Theodore Garrow

Community Legal Centres
Summer 2017

Over the summer break I was fortunate enough to be placed as an Aurora intern with the Kimberley Community Legal Services (KCLS) in Broome. I was in fact the first intern that the Broome office had ever had via the Aurora Internship Program, so it was a new experience for both of us.

KCLS provides legal advice in a range of practice areas including wills and estates, contract disputes, violent restraining orders, tenancy matters and criminal injuries compensation. Over the duration of the internship I was exposed to all of these practice areas in some way or another. On my very first day I began taking clients’ initial instructions, I was regaled with long histories of convoluted facts involving different names and dates and places. This was certainly confronting, but I was not deterred – and neither will you be. As the weeks went by I became familiar with names and faces and the family connections within the town. I was able to focus in on particular files and practice areas and complete legal research that had immediate practical benefits for both our clients and other solicitors in the office. Working on one particular matter I was asked to research the procedural elements of a workers’ compensation claim, an area of law I would otherwise never have been exposed to. Carol and Karen are the solicitors in the Broome office and they encouraged me to sit in on client meetings and interviews, accompany them to the courthouse and to build relationships with the clients.

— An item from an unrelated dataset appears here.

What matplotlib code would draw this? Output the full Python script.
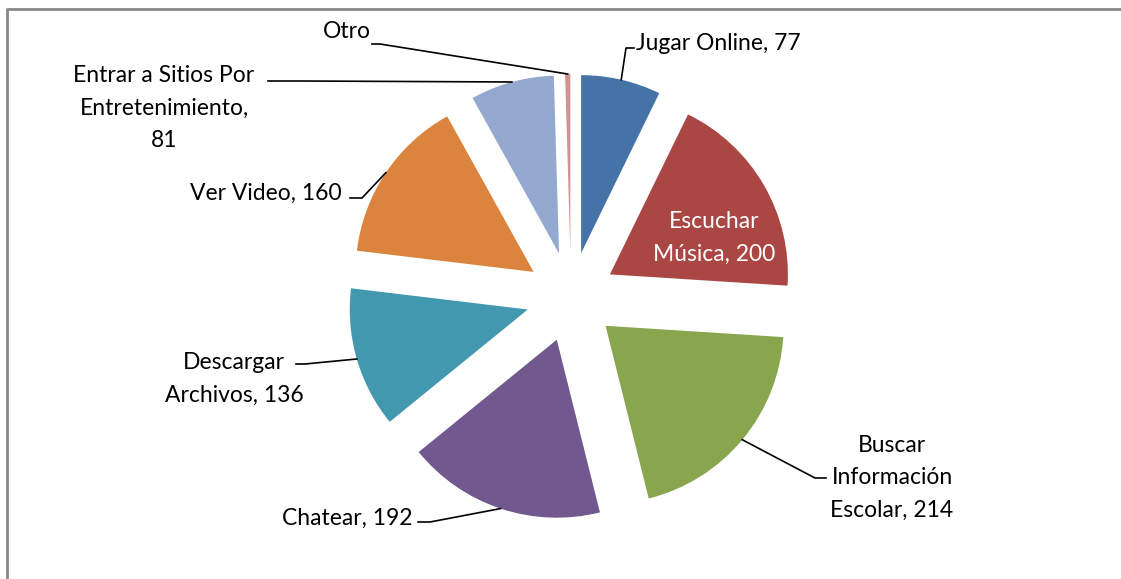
import numpy as np
import matplotlib
matplotlib.use('Agg')
import matplotlib.pyplot as plt

# data
categorias = ['Jugar Online', 'Escuchar\nMúsica', 'Buscar\nInformación\nEscolar', 'Chatear',
              'Descargar\nArchivos', 'Ver Video', 'Entrar a Sitios Por\nEntretenimiento,\n', 'Otro']
valores = [77, 200, 214, 192, 136, 160, 81, 5]
colores = ['#4573A7', '#AA4643', '#89A54E', '#71588F', '#4198AF', '#DB843D', '#93A9CF', '#D19392']

plt.rcParams['font.family'] = ['Lato', 'DejaVu Sans']

W, H = 1121, 579
fig = plt.figure(figsize=(W / 100, H / 100), dpi=100)
ax = fig.add_axes([0, 0, 1, 1])

cx, cy = 571, H - 297
r = 178
expl = 45
fs = 16.5
ls = 1.65

wedges, _ = ax.pie(valores, colors=colores, startangle=90, counterclock=False,
                   center=(cx, cy), radius=r, explode=[expl] * len(valores),
                   wedgeprops=dict(linewidth=0))

ax.set_xlim(0, W)
ax.set_ylim(0, H)
ax.set_aspect('equal')
ax.axis('off')

# text positions (image px): x, y, ha, bend point, end point
lbl = [
    ('Jugar Online, 77', 636, 44, 'left', (626, 48), (634, 48)),
    (None, 714, 238, 'center', None, None),
    ('Buscar\nInformación\nEscolar, 214', 892, 478, 'center', (815, 478), (826, 478)),
    ('Chatear, 192', 413, 518, 'right', (430, 522), (418, 522)),
    ('Descargar\nArchivos, 136', 234, 379, 'center', (305, 364), (296, 364)),
    ('Ver Video, 160', 342, 193, 'right', (362, 198), (350, 198)),
    ('Entrar a Sitios Por\nEntretenimiento,\n81', 164, 108, 'center', (300, 81), (268, 81)),
    ('Otro', 371, 32, 'right', (380, 44), (372, 44)),
]

for i, w in enumerate(wedges):
    txt, tx, ty, ha, bend, end = lbl[i]
    if i == 1:
        ax.text(tx, H - ty, 'Escuchar\nMúsica, %d' % valores[i], ha='center', va='center',
                color='white', fontsize=fs, linespacing=ls)
        continue
    ang = np.deg2rad(0.5 * (w.theta1 + w.theta2))
    x0 = w.center[0] + r * np.cos(ang)
    y0 = w.center[1] + r * np.sin(ang)
    ax.plot([x0, bend[0], end[0]], [y0, H - bend[1], H - end[1]], color='black', lw=1.2)
    ax.text(tx, H - ty, txt, ha=ha, va='center', fontsize=fs, linespacing=ls)

# marco
ax.plot([7, 7, W], [0, H - 9, H - 9], color='#888888', lw=2, clip_on=False)

fig.savefig('out.png', dpi=100)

Whilst KCLS does try to provide legal advice on a range of different matters, it mainly assists clients who are public housing tenants. From day one I was asked to contact the Department of Housing and for the following five weeks I worked closely with clients struggling to keep up with things like rent arrears and tenant liability debts or getting maintenance done on their property and applying for priority transfers. I sent emails back and forth; requested tenant liability accounts; posted applications and forms; and spent a lot of time on hold on the phone, and while this kind of work can seem less exciting it is very much part of the job and it is where I felt I contributed most to the office. It was doing some of these less engaging tasks where I actually got the greatest sense of fulfillment in the internship; I could see I was picking up the slack and making life easier for Karen and Carol. Moreover, it was working closely on clients’ files and with the Department that gave me a much deeper understanding of the relationship between Aboriginal people and White Australia. I recognized a deep disconnect between Indigenous Australians and the Government, which has led to feelings of disempowerment and alienation and to some of the broader issues facing Aboriginal people and the Kimberley today.

Even though I was the first intern at the Broome office, everyone from KCLS in both Broome and Kununurra made me feel right at home. The Broome office has a very relaxed and welcoming vibe and the old building makes you feel like a real country lawyer. Every week we had a videoconference with Kununurra, which was a great way to meet the other members of the staff and learn more about the work that the KCLS does outside of just assisting clients. Both Carol and Karen were always quick to give encouragement and were happy to talk to me about a legal issue whenever I needed help. They were eager for me to have a challenging and stimulating experience and gave me a good amount of responsibility and independence. Often I found they would discuss their own matters with me, imparting their wealth of experience and legal knowledge and giving me hints and tips for when I one day practice. By the end of the internship our little office had a great relationship and was running like clockwork!

Every fortnight KCLS run an outreach program to Derby, a much smaller town about two hours north of Broome by car. Derby is even more remote than Broome, which has amplified some of the issues and challenges facing the Indigenous community. Going on outreach was another great opportunity and is something every intern should definitely get involved in. Making home visits to clients is a really unique experience and being able to deliver good news to a client in person was one of the real highlights for me. It is also a great opportunity to see the rugged landscape of the West Kimberley, a dramatic collision of red pindan, the turquoise ocean and the green bush.

Set against the stunning backdrop of the Indian Ocean, Broome is surrounded by water. With its vibrant culture and friendly locals it is easy to see why it is one of Australia’s top tourist destinations. Broome also has a rich and unique history that saw the convergence of Chinese, Japanese, Malaysian and Aboriginal cultures during the pearling industry boom and after the Second World War. With the Saturday markets and lots of bars and restaurants there was usually something on each weekend to occupy my time away from work. I stayed in an apartment not far from town and only a ten-minute bike ride from the office. Broome is a relatively accessible place with the shops and beach all very close, but having access to a car is ideal to go fishing or go on day trips. I was there during the wet season so town is much quieter (which the locals prefer) but during the dry season there is more to do and the weather is more bearable with better access to the gorges and rivers inland.

Looking back on my experience I have realized just how much I learnt in such a short space of time. My experience in Broome has been a truly defining moment in my law degree and as I set out into the real world it has given me strong direction for my career. The Kimberley is a unique and incredible place, where there is so much opportunity to gain a greater understanding of Indigenous culture and affairs and to learn about the law.